Chairman of the Midwest, JPMorgan Chase
Megacity. That’s what Chicago is predicted to become by 2030, making it the third U.S. city to reach a total population over 10 million. “I think a ‘megacity’ is one that has the capacity to be a global city,” says Glenn Tilton, chairman of the Midwest, JPMorgan Chase.
As a board member of World Business Chicago since former Mayor Richard Daley established it in 1999, Mr. Tilton’s role expanded to co-chair after Mayor Rahm Emanuel broadened the plan and tripled the board. “This is certainly a more detailed effort,” says Mr. Tilton. “It has 10 strategies, which are an expansion of bringing corporate headquarters to downtown Chicago.”
The former CEO of United Airlines, known for his knowledge and experience in complex global businesses, emphasizes the importance of creating a plan rooted in reality. “As Mayor Emanuel has said on more than one occasion, the trajectory of the competitiveness of the region leading up to the development of the plan has not been encouraging.” He continues, “Setting a fact-based precedent for the prior 10 years provides an understanding of what you need to do to reverse a trend. We have what the mayor refers to as ‘North Stars.’ We know what we’re focused on accomplishing, but now we have to do it.”
At JPMorgan Chase, Mr. Tilton, who is considered a prolific rainmaker, has been working rigorously since his first day on the job one year ago, building and reinforcing the firm’s business and brand throughout the Midwest.

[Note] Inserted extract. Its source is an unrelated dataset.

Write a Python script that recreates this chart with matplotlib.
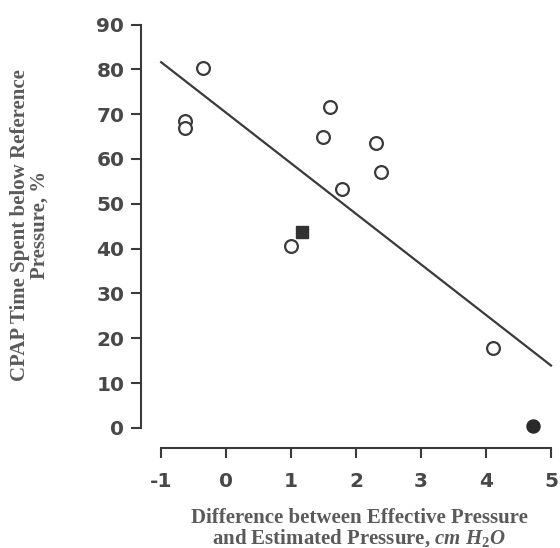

Mr. Tilton’s work with World Business Chicago is also tied to his participation in the civic community. In 2011, he was named chairman of the American Cancer Society’s national program, CEOs Against Cancer. Joining organizations addressing topics including education, globalization and economics is also a priority; currently, he serves on the boards for Big Shoulders Fund, After School Matters, The Chicago Council on Global Affairs, The Commercial Club of Chicago and The Economic Club of Chicago, among others. “I try to make sure they’re connected to a personal theme,” he says, “because then I’m able to tie one to the other.”